This morning I was sitting in one of my local cafes/offices doing my local church thing
and couldn't help but to overhear a very loud conversation* going on at the table next to me. Throughout the course of about an hour and a half they touched on topics such as the slow food movement, proposition 8, technology, publicists, housing,blogging, religion and the evils of the internet and being so connected.
And while I tried to focus on my own thing, there were a few moments when comments were made and implied about "Those _____'s" or "All _____'s are like that" mostly referring to ideological and socioeconomic generalizations. As I sat through this I was once reminded that in my context of living in San Francisco, it is fairly evident that on many issues, not all, but many, I am an out loud and proud conservative.

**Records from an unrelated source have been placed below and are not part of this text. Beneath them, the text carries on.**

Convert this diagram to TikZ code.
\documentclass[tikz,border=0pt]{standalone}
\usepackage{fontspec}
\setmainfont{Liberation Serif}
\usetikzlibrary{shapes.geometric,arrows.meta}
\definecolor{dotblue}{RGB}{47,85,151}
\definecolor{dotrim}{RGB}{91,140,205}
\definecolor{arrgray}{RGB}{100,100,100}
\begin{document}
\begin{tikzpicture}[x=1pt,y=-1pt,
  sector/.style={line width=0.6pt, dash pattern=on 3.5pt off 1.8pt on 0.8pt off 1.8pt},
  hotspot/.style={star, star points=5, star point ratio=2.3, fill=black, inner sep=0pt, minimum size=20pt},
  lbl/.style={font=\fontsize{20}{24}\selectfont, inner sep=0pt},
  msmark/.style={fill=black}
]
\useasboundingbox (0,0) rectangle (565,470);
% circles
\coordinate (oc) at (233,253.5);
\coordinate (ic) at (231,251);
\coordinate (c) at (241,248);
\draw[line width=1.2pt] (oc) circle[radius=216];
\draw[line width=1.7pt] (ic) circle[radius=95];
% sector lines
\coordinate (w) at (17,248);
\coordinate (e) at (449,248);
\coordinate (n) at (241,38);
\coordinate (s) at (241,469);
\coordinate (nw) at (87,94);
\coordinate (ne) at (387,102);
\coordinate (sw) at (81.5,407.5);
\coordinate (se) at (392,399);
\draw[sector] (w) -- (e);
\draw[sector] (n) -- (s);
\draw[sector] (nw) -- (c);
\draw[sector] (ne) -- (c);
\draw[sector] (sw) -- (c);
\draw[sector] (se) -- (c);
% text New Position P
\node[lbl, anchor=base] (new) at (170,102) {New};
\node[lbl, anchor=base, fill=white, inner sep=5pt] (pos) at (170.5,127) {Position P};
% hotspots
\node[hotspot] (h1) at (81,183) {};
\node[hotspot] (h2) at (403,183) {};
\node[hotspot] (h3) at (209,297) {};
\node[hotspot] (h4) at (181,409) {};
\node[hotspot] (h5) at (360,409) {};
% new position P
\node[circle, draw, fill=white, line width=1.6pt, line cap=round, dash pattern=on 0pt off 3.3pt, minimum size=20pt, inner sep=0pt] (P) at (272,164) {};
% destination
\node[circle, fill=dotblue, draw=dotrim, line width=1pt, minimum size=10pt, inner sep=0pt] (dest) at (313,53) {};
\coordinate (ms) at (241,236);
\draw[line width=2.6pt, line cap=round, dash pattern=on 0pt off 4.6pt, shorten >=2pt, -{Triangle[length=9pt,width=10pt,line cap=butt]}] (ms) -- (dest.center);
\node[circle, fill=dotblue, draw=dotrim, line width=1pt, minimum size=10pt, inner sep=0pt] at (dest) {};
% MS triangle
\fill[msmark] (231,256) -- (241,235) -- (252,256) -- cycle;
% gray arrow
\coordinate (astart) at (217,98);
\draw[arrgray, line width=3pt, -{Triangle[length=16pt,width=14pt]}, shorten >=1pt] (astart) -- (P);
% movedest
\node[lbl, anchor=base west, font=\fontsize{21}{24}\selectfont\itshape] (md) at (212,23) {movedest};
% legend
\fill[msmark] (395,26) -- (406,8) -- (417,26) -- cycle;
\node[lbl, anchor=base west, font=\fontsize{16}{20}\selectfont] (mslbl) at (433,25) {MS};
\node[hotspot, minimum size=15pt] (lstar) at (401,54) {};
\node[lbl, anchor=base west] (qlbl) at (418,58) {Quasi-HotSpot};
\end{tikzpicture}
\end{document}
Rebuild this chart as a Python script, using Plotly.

The mistake that the table next to me made and what I believe we do too often as a church is to make the leap in belief that if a person is traditionally "conservative" or "liberal" on one issue then there is a commitment to some kind of party line that shall not be crossed. I think we are finding it VERY difficult to acknowledge the reality that very few of us are party-line anything. And while there was a day where this may have been truer than in others, that day is quickly fading in the proverbial rear view mirror. This may seems like I have blogged on this before, and I have
, but events of the past few months have again reminded me how deep-seeded our prejudices and worldviews are in the way we interact. For if we truly acknowledge that people are far more complex than we could ever really know, we would be forced and compelled to take the time to find out about those complexities. Basically, while I fully acknowledge that generalizing and stereo-typing saves time, not so good in building community.

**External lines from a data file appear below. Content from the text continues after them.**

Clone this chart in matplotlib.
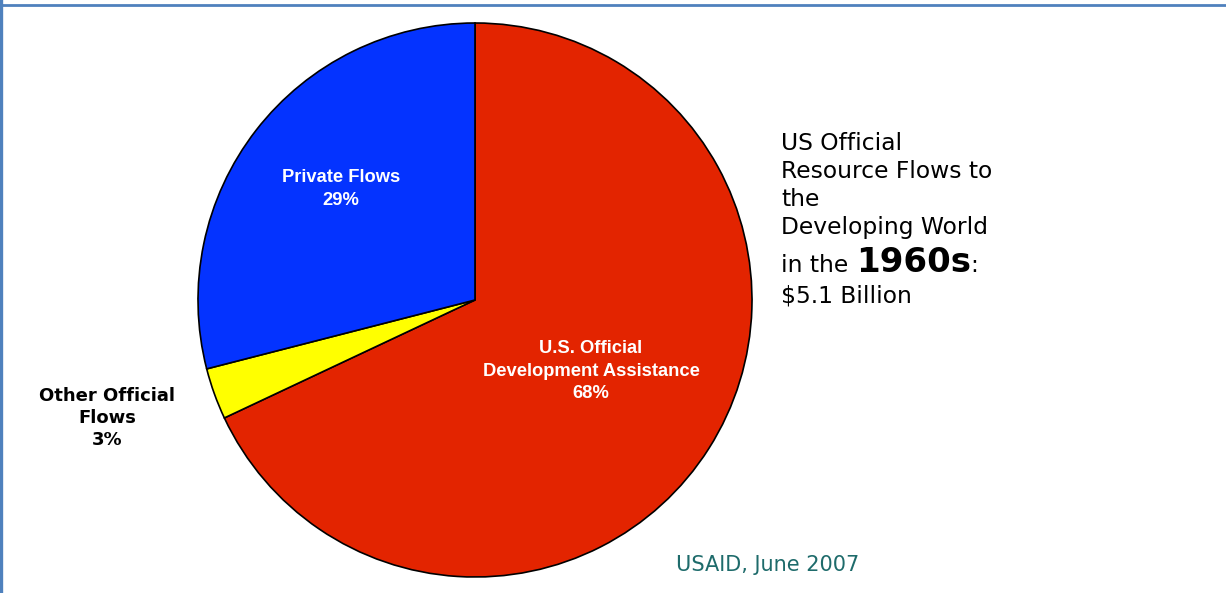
import matplotlib
matplotlib.use("Agg")
import matplotlib.pyplot as plt
from matplotlib.lines import Line2D

# resource flow shares, 1960s
labels = ["U.S. Official\nDevelopment Assistance\n68%", "Other Official\nFlows\n3%", "Private Flows\n29%"]
shares = [68, 3, 29]
colors = ["#E32400", "#FFFF00", "#0433FF"]

W, H = 1226, 593
fig = plt.figure(figsize=(W / 100, H / 100), dpi=100)
ax = fig.add_axes([0, 0, 1, 1])

# frame lines on top and left
fig.add_artist(Line2D([0, 1], [1 - 4.5 / H, 1 - 4.5 / H], color="#4F81BD", lw=2.0, transform=fig.transFigure))
fig.add_artist(Line2D([1.5 / W, 1.5 / W], [0, 1], color="#4F81BD", lw=2.4, transform=fig.transFigure))

cx, cy, r = 475, H - 300, 277
ax.pie(shares, colors=colors, center=(cx, cy), radius=r, startangle=90,
       counterclock=False, wedgeprops=dict(edgecolor="black", linewidth=1.2),
       frame=True)
ax.set_xlim(0, W)
ax.set_ylim(0, H)
ax.set_aspect("equal")
ax.axis("off")

inner = dict(color="white", fontsize=13.2, fontweight="bold", family="Liberation Sans",
             ha="center", va="center", linespacing=1.4)
ax.text(591, H - 371, labels[0], **inner)
ax.text(341, H - 189, labels[2], **inner)
ax.text(107, H - 418, labels[1], color="black", fontsize=13, fontweight="bold",
        family="DejaVu Sans", ha="center", va="center", linespacing=1.3)

# title block on the right
title_lines = ["US Official", "Resource Flows to", "the", "Developing World"]
for i, line in enumerate(title_lines):
    ax.text(781, H - (150 + 28 * i), line, fontsize=16.8, family="DejaVu Sans",
            ha="left", va="baseline")

fig.canvas.draw()
rend = fig.canvas.get_renderer()
x = 781
base = H - 272
for s, size, weight in [("in the ", 16.8, "normal"), ("1960s", 24.5, "bold"), (":", 16.8, "normal")]:
    t = ax.text(x, base, s, fontsize=size, fontweight=weight, family="DejaVu Sans",
                ha="left", va="baseline")
    x += t.get_window_extent(rend).width
ax.text(781, H - 302, "$5.1 Billion", fontsize=16.8, family="DejaVu Sans",
        ha="left", va="baseline")

ax.text(676, H - 565, "USAID, June 2007", fontsize=15, color="#1E6B6B",
        family="DejaVu Sans", ha="left", va="center")

fig.savefig("out.png", dpi=100)
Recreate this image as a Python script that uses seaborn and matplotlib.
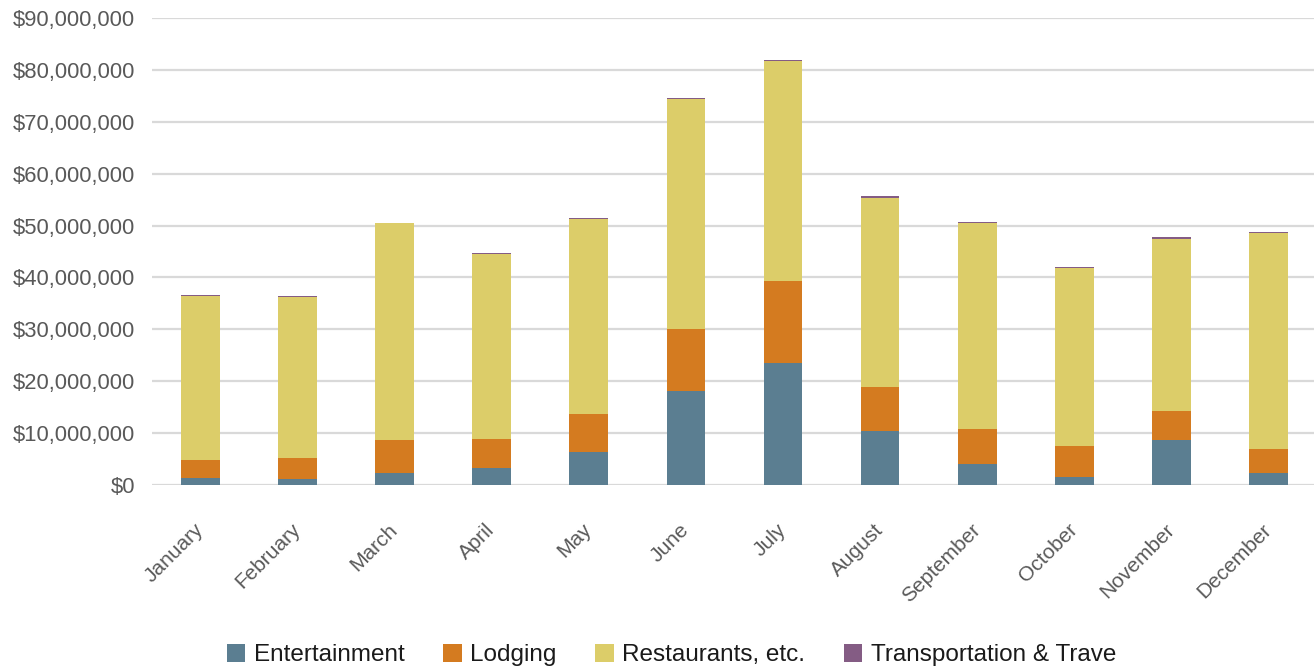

Over the past few weeks as Task Force Appointments have been made, I have received communications containing both stinging critiques as well as warm affirmations.** Key "Players" from various ideological flavors have both applauded and condemned particular selections as well as the overall process. The buzz in itself is not surprising and I never would expect to make everyone happy, but it has been an interesting set of responses. The most disturbing thing about most of the negative comments – and the positive have far outweighed the negative – is that we so easily draw conclusions based on flawed or, at least uninformed, assumptions about individuals.
For instance . . .
- If we do not know them, they must be against us.
- If they have publicly spoken for or against something in the past, they will certainly not be able to hear the other side, let alone be open to change.

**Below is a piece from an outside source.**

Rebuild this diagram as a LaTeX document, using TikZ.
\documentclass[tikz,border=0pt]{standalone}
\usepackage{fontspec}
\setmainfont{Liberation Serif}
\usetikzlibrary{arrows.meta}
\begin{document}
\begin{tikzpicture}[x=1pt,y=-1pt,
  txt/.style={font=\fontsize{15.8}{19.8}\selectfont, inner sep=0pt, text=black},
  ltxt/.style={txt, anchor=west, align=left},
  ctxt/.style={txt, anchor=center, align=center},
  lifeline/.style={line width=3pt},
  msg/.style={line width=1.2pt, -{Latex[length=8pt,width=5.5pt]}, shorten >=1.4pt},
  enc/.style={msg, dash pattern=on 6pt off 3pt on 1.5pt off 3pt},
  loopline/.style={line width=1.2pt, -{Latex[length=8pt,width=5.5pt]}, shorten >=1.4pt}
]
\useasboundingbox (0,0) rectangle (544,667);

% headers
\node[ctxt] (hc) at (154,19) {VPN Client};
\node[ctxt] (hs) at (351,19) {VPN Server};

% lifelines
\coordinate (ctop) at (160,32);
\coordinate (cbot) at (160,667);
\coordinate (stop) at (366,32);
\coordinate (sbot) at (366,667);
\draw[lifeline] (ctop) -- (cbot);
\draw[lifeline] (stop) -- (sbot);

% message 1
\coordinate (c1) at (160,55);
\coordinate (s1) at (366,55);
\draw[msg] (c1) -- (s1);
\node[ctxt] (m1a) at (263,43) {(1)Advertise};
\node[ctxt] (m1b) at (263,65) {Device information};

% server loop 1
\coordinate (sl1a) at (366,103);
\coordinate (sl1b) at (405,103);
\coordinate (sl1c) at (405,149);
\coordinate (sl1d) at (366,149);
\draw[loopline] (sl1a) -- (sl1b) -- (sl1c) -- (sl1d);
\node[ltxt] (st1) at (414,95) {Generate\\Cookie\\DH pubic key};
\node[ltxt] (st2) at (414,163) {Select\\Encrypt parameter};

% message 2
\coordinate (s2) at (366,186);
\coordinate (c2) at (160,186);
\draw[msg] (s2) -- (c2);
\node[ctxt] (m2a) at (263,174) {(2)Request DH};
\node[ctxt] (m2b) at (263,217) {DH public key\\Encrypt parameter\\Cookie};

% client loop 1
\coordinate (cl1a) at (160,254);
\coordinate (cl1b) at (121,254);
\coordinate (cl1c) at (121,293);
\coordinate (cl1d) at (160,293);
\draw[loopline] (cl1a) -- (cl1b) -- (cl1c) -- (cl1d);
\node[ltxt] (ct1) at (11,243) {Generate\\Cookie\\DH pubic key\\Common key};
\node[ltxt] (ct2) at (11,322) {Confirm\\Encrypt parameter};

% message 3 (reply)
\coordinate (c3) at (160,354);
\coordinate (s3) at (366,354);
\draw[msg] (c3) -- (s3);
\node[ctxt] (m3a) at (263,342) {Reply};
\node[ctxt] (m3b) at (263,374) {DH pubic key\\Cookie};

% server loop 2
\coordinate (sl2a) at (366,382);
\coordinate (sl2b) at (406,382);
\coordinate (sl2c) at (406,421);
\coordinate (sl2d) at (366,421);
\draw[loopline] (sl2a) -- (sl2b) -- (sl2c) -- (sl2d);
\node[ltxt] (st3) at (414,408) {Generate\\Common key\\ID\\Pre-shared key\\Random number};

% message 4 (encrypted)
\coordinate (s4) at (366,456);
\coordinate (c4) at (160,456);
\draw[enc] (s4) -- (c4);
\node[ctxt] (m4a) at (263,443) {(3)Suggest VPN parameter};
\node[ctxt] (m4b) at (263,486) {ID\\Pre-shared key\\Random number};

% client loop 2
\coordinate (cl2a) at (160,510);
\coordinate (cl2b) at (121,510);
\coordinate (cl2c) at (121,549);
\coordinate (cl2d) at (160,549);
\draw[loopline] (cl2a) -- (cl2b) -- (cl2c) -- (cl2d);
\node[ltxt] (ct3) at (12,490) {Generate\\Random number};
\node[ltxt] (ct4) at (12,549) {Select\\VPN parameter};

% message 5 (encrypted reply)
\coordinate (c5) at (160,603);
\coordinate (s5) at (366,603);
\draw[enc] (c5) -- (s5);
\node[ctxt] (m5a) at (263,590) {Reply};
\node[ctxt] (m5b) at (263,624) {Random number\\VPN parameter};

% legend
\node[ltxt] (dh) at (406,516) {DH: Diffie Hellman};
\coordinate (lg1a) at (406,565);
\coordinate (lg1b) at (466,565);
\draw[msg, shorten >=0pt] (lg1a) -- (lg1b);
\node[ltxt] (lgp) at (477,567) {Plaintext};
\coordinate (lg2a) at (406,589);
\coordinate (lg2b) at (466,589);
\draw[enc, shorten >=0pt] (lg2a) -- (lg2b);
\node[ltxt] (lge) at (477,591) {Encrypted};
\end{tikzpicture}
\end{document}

- How people interact does not matter, it's their ideological label and affiliation/s that will drive how they respond.
Now I do not mean to be naive about all of this. We must all find ways to discern approval or critique and sometimes we just don't have much to go on. But what I would push us on is that in the face of each and ever reaction, we must fight every urge to respond with a shallow belief that each person can be boiled down to a "+" or "-" as if all we are is one belief, one statement, one ideologically box. As we all know when we do try to put one another in one box, we are doomed because that is simply not reality.
I believe that for most of the General Assembly appointments that I have made, I have chosen people who can and do live in this state of creative tension and have embraced the ambiguity of our daily life. These are folks who live smack in the middle of our chaotic world, but have discovered the peace, calm and community that Christ offers. If we are wise, we will allow the processes to play out, observe when we should, engage when invited and respond when appropriate.
And if all of this sounds like another "it's all about relationships" post you are right, it is. Still the shift in how we have approached relationship building in the past is not to be in relationship SO THAT we can change the other, but to be in relationship because we APPRECIATE the other regardless of their ideological leanings. When this happens, I have seen the spirit most at work and glimpses of what we might be as an institution in the future.
Thanks and have a great week!
* I am a firm believer that in today's day and age any conversation that you don't want overheard should not be shared public in a manner loud enough for the entire place to hear . . . for you REALLY don't know who is around listening.